Here, once again, is a guest post from the incomparable David Levy. Erzebet died at the time great strides were being made in astronomy; the work of Galileo was discovered, and attacked, and many centuries later, men walked on our moon in 1969. Enjoy.
Skyward
By
David H. Levy
A Nightwatchman’s Journey: The Road not
Taken
On Friday, June 14, my latest book, my
autobiography entitled A Nightwatchman’s Journey: The Road not Taken was
launched at the Royal Astronomical Society’s General Assembly in Toronto. It is a book I have been working on for
almost a decade, and it is the story of my life. The book begins in medias res, in
the midst of a suicide attempt that happened shortly after I graduated from
Acadia. I have suffered from depression
throughout my life, but this book describes my efforts to conquer it. It tells of how I made many poor decisions in
my life, but how two of them were good.
The best decision was marrying Wendee, which I did in 1997 and with whom
I have had 22 happy years. The other
one was to begin, on December 17, 1965, a search for comets.
It took me nineteen years, searching
with telescopes for 917 hours 28 minutes, before I finally found my first comet
in 1984. Since then I have found 22
more. One was an electronic find shared
with Tom Glinos in 2010. Thirteen were
photographic film discoveries shared with Gene and Carolyn Shoemaker (including
Shoemaker-Levy 9 which collided with Jupiter in 1994) and there were nine
visual comet finds. If the first
seventy-one years of my life had been just staring through the eyepiece of a
telescope, however, there would not have been much to write about. What happened on the road less travelled by,
like Robert Frost, has made all the difference.
Comets, I learned, are not just for
viewing. They are for reading and for
studying. At first, I did some high school reading about the discovery of Comet
Ikeya-Seki, the brightest comet of the twentieth century.
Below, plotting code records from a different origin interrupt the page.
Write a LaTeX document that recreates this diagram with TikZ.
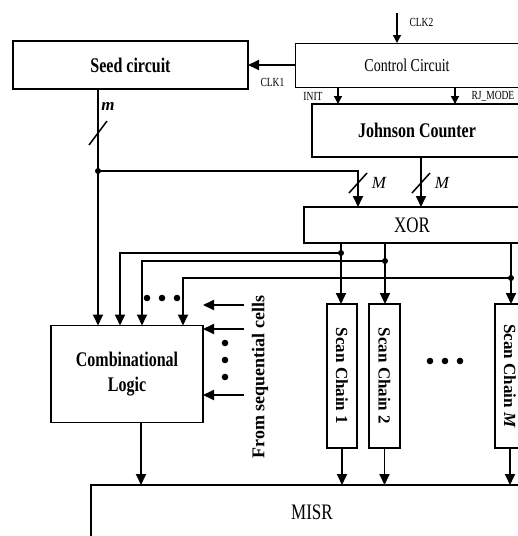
\documentclass[tikz,border=0pt]{standalone}
\usepackage{fontspec}
\setmainfont{Liberation Serif}
\usetikzlibrary{arrows.meta}
\newcommand{\fsz}[1]{\fontsize{#1}{#1}\selectfont}
\newcommand{\tall}[1]{\scalebox{1}[1.3]{#1}}
\begin{document}
\begin{tikzpicture}[x=1pt,y=-1pt,
  box/.style={draw,line width=1.8pt,inner sep=0pt,outer sep=0pt,align=center},
  ln/.style={line width=1.8pt},
  arr/.style={line width=1.8pt,-{Triangle[length=11pt,width=10pt]}},
  sarr/.style={line width=1.3pt,-{Triangle[length=8pt,width=8pt]}},
  jdot/.style={circle,fill,inner sep=0pt,minimum size=6pt},
  small/.style={font=\fsz{9.5}},
  big/.style={font=\fsz{16}\bfseries},
  slash/.style={line width=1.5pt}
]
\clip (0,0) rectangle (518,536);
\fill[white] (0,0) rectangle (518,536);

% blocks
\node[box,line width=2.2pt,minimum width=235pt,minimum height=48pt,big] (seed) at (130.5,65) {\tall{Seed circuit}};
\node[box,line width=0.9pt,minimum width=224pt,minimum height=44pt,font=\fsz{14}] (ctrl) at (407,65) {\tall{Control Circuit}};
\node[box,line width=2.2pt,minimum width=210pt,minimum height=53pt,big] (jc) at (417,130.5) {\tall{Johnson Counter}};
\node[box,minimum width=216pt,minimum height=36pt,font=\fsz{17}] (xor) at (412,225) {\tall{XOR}};
\node[box,minimum width=152pt,minimum height=97pt,font=\fontsize{16}{25}\selectfont\bfseries] (comb) at (127,374) {\tall{Combinational}\\\tall{Logic}};
\node[box,minimum width=30pt,minimum height=144pt] (sc1) at (342,376) {\fsz{17}\bfseries\rotatebox{-90}{Scan Chain 1}};
\node[box,minimum width=31pt,minimum height=144pt] (sc2) at (384.5,376) {\fsz{17}\bfseries\rotatebox{-90}{Scan Chain 2}};
\node[box,minimum width=30pt,minimum height=144pt] (scm) at (510,376) {\fsz{17}\bfseries\rotatebox{-90}{Scan Chain \textit{M}}};
\node[box,minimum width=442pt,minimum height=55pt,font=\fsz{17}] (misr) at (312,512.5) {\tall{MISR}};

% control signals
\draw[arr] (ctrl.west) -- (seed.east);
\node[small,anchor=west] (clk1) at (257,82) {\tall{CLK1}};
\coordinate (clk2) at (397,13);
\draw[sarr] (clk2) -- (clk2|-ctrl.north);
\node[small,anchor=west] (clk2l) at (406,22) {\tall{CLK2}};
\coordinate (xi) at (338,0);
\coordinate (xr) at (455,0);
\draw[sarr] (xi|-ctrl.south) -- (xi|-jc.north);
\draw[sarr] (xr|-ctrl.south) -- (xr|-jc.north);
\node[small,anchor=east] (init) at (326,96) {\tall{INIT}};
\node[small,anchor=west] (rj) at (468,96) {\tall{RJ\_MODE}};

% seed to comb and XOR
\coordinate (j0) at (98,171);
\coordinate (xa) at (358,0);
\coordinate (xb) at (421,0);
\draw[ln] (seed.south-|j0) -- (j0);
\draw[arr] (j0) -- (j0|-comb.north);
\draw[arr] (j0) -| (xa|-xor.north);
\draw[arr] (xb|-jc.south) -- (xb|-xor.north);
\node[jdot] (j0d) at (j0) {};
\draw[slash] (89,145) -- (107,121);
\node[font=\fsz{17}\bfseries\itshape] (mlab) at (108,106) {m};
\draw[slash] (349,193) -- (367,173);
\node[font=\fsz{17}\itshape] (M1) at (379,183) {M};
\draw[slash] (412,193) -- (430,173);
\node[font=\fsz{17}\itshape] (M2) at (442,183) {M};

% XOR outputs
\coordinate (d1) at (341,253);
\coordinate (d2) at (385,261);
\coordinate (d3) at (511,278);
\coordinate (c1) at (120,0);
\coordinate (c2) at (142,0);
\coordinate (c3) at (183,0);
\draw[arr] (d1|-xor.south) -- (d1|-sc1.north);
\draw[arr] (d2|-xor.south) -- (d2|-sc2.north);
\draw[arr] (d3|-xor.south) -- (d3|-scm.north);
\draw[arr] (d1) -| (c1|-comb.north);
\draw[arr] (d2) -| (c2|-comb.north);
\draw[arr] (d3) -| (c3|-comb.north);
\node[jdot] (d1d) at (d1) {};
\node[jdot] (d2d) at (d2) {};
\node[jdot] (d3d) at (d3) {};
\foreach \x in {147,162,177} \fill (\x,298) circle (3.3pt);
\foreach \x in {430,445,460} \fill (\x,361) circle (3.3pt);
\foreach \y in {343,360,377} \fill (225,\y) circle (3.3pt);

% from sequential cells
\coordinate (f1) at (244,305);
\coordinate (f2) at (244,329);
\coordinate (f3) at (244,395);
\draw[arr] (f1) -- (f1-|comb.east);
\draw[arr] (f2) -- (f2-|comb.east);
\draw[arr] (f3) -- (f3-|comb.east);
\node[rotate=90,font=\fsz{18}\bfseries] (fsc) at (260,377) {From sequential cells};

% to MISR
\coordinate (cb) at (141,0);
\draw[arr] (cb|-comb.south) -- (cb|-misr.north);
\draw[arr] (sc1.south) -- (sc1.south|-misr.north);
\draw[arr] (sc2.south) -- (sc2.south|-misr.north);
\draw[arr] (scm.south) -- (scm.south|-misr.north);
\end{tikzpicture}
\end{document}
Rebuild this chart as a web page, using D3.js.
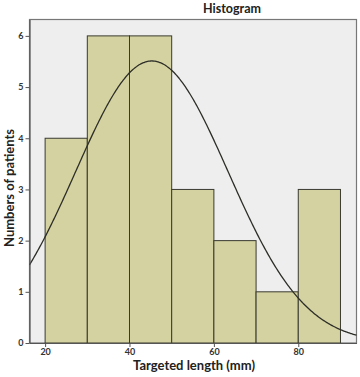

Years later in graduate school at Canada’s
Queen’s University, I prepared a master’s thesis based on the 19th
century English poet Gerard Manley Hopkins, who observed Comet Tempel in 1864
and subsequently wrote a beautiful poem about it. But the writer who seemed to be most into
astronomy, and whose love of the sky I turned into my Ph.D., was none other
than the great William Shakespeare, whose collected works contain more than two
hundred references to the sky, including the opening lines to I Henry VI,
one of his earliest plays:
Hung be the heavens with black, yield day
to night!
Comets, importing change of times and
states,
Brandish your crystal tresses in the sky.
Even
now, when I spend an evening or all night under the stars, I am amazed to be
able to share my experiences with so many people, in all walks of life, who
have come before me. Taking a road
“that was grassy and wanted wear” might have been risky, but it did point me
toward many adventures I’ll never forget.